No it doesn't. Not even a little bit. It just means that tactical decision-making happens over a longer period and effects likewise. If anything, it means that tactical voting has a greater impact because there are simply fewer votes in the running. Every vote becomes a tactical vote. Every vote will then exist to game the system.

(The cynic might ask if it is even possible to "game" the system at all because the whole point of engaging with the system is to manipulate the system; that's the expected output, that a vote will make a difference. One might suggest that "voting for things I don't like" is the only way that this system could be perceived to be "gamed.")

The piece of content with the most validation stake is then the next node placed into the tree. It's really that simple. To be honest none of that is really simple at all, but at this point hopefully you're getting a taste of the mechanisms here.

I am getting the feeling that it's hopelessly overcomplicated for the desired result, but I'm starting to get used to that around here.

Essentially these trees are community groomed content playlists that use some blockchain mechanisms in order to confirm and validate relevant and 'somewhat-quality' material for the rest of that community surrounding the tree.

And here's another problem. Why does any of this need blockchain mechanisms?

That's a serious question. Nothing you've described actually needs the blockchain involved and probably shouldn't except as a source of content. Dragging in some sort of connection to the blockchain beyond "here's where content lives" is actively solving the wrong problem.

In fact, imagine this system applied to any other social network content discovery mechanism. Facebook? Twitter? Minds?
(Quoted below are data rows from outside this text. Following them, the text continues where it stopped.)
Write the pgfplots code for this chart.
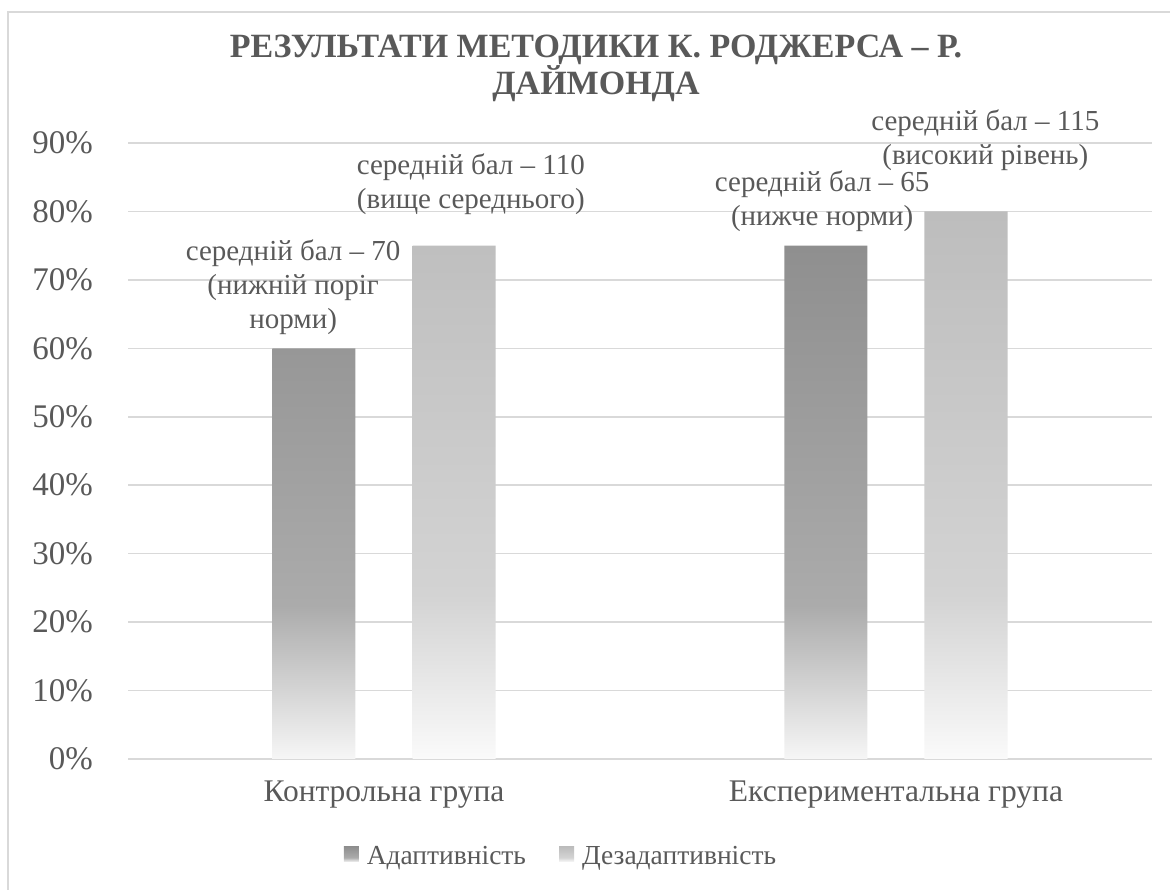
\documentclass[border=0pt]{standalone}
\usepackage{fontspec}
\setmainfont{Liberation Serif}
\usepackage{pgfplots}
\pgfplotsset{compat=1.18}
\definecolor{txt}{HTML}{595959}
\definecolor{gridc}{HTML}{D9D9D9}
\definecolor{a0}{HTML}{F6F6F6}
\definecolor{a1}{HTML}{ABABAB}
\definecolor{a2}{HTML}{8F8F8F}
\definecolor{b0}{HTML}{FAFAFA}
\definecolor{b1}{HTML}{D3D3D3}
\definecolor{b2}{HTML}{BDBDBD}
\pgfdeclareverticalshading{shA}{100bp}{color(0bp)=(a0); color(25bp)=(a0); color(40bp)=(a1); color(75bp)=(a2); color(100bp)=(a2)}
\pgfdeclareverticalshading{shB}{100bp}{color(0bp)=(b0); color(25bp)=(b0); color(40bp)=(b1); color(75bp)=(b2); color(100bp)=(b2)}
\begin{document}
\begin{tikzpicture}[x=1pt,y=1pt]
\useasboundingbox (0,0) rectangle (1170,890);
\draw[gridc, line width=1.5pt] (8,0) -- (8,878) -- (1170,878);
\node[font=\bfseries\fontsize{34}{35}\selectfont, text=txt, align=center, anchor=base, inner sep=0pt] at (596,795)
  {РЕЗУЛЬТАТИ МЕТОДИКИ К. РОДЖЕРСА – Р.\\ДАЙМОНДА};
\begin{axis}[
  at={(128pt,131pt)}, anchor=south west, scale only axis,
  width=1024pt, height=616pt,
  xmin=-0.5, xmax=1.5, ymin=0, ymax=90,
  ytick={0,10,...,90},
  xtick={0,1}, xticklabels={Контрольна група, Експериментальна група},
  axis x line*=bottom, axis y line*=left,
  x axis line style={draw=gridc, line width=1.5pt, -},
  y axis line style={draw=none},
  major tick length=0pt,
  ymajorgrids, grid style={draw=gridc, line width=1.5pt},
  /pgf/number format/assume math mode=true,
  yticklabel={\pgfmathprintnumber{\tick}\%},
  yticklabel style={font=\fontsize{33}{33}\selectfont, text=txt, anchor=east, inner sep=0pt, xshift=-35pt},
  xticklabel style={font=\fontsize{31.5}{31.5}\selectfont, text=txt, anchor=north, inner sep=0pt, yshift=-22pt},
  ybar, bar width=83pt,
  legend style={at={(0.4228,0)}, anchor=center, yshift=-97pt, draw=none, fill=none,
    font=\fontsize{27.5}{27.5}\selectfont, text=txt,
    /tikz/every even column/.append style={column sep=31pt}},
  legend columns=2,
  legend image code/.code={\path (0pt,0pt) -- (21pt,0pt); \path[#1, draw=none] (0pt,-6pt) rectangle (15pt,9pt);},
  clip=false,
]
\addplot[draw=none, shade, shading=shA, bar shift=-70pt] coordinates {(0,60) (1,75)};
\addplot[draw=none, shade, shading=shB, bar shift=70pt] coordinates {(0,75) (1,80)};
\legend{Адаптивність, Дезадаптивність}
\begin{scope}[every node/.style={font=\fontsize{29}{34}\selectfont, text=txt, align=center, inner sep=0pt, anchor=base}]
\node at (axis cs:-0.1775,62.97) {середній бал – 70\\(нижній поріг\\норми)};
\node at (axis cs:0.1696,80.5) {середній бал – 110\\(вище середнього)};
\node at (axis cs:0.8559,78.0) {середній бал – 65\\(нижче норми)};
\node at (axis cs:1.1745,86.8) {середній бал – 115\\(високий рівень)};
\end{scope}
\end{axis}
\end{tikzpicture}
\end{document}
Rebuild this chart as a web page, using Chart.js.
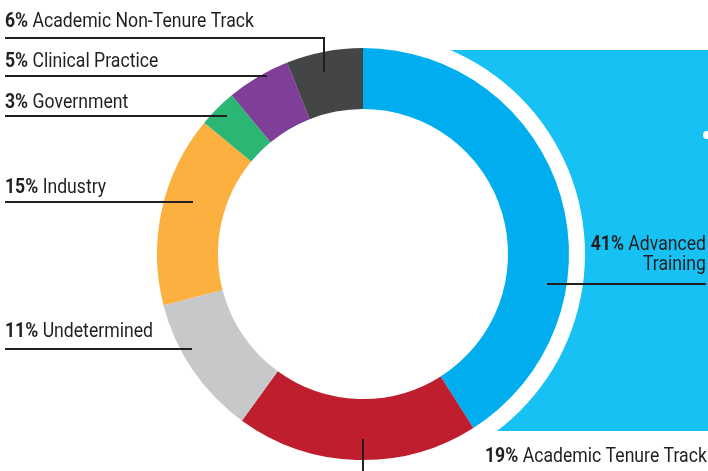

It doesn't really care about the source, and it really doesn't care if that source lives on the blockchain, and most importantly, it doesn't need a distributed ledger mechanism to work, and implementation is only made harder by suggesting it does.

That's assuming that we accept the methodological premise in the first place. I'm not ready to do that.

The goal we are trying to achieve with these trees is to reward content for being content rather than some vehicle to cryptocurrency by creating an artificial structure that requires communal earning of 'trust' in order to move into a position of power (validation) rather than simply having the fattest pockets.

Here's the last major problem that we have to deal with here:

Nothing about what you've described engages with "trust" by any definition. The core mechanism by which you hope to drive this engine is a prediction market. That has nothing to do with my level of trust in an author or my appreciation of the nature of content on a post. All it has to do is with my ability to predict whether someone else thinks this content belongs in this set. It has nothing to do with what I want or what I believe myself.

That's a magnificent failure. That utterly sidesteps everything that you say you want to achieve in the process. That's essentially broken.

For me, the determining factor of whether I believe some kind of curation league system is likely to work is whether or not it is better than a group of people with a website that takes URLs and the lets them vote on whether that URL should be added to the database of "stuff they like." A skilled programmer could get something like that up and running in an hour. With a couple more hours, they could take input from a Discord group or anything else.

Is this better than something a good programmer could whip up in a few hours, would actually serve the stated purpose, and makes a deliberate connection between community members and content?

Absolutely not.

The last thing we need is one more mysterious black box which essentially maps to who can drop the biggest votes as the determining factor in whether your content gets seen or not. We've already got a few of those. We don't need any more.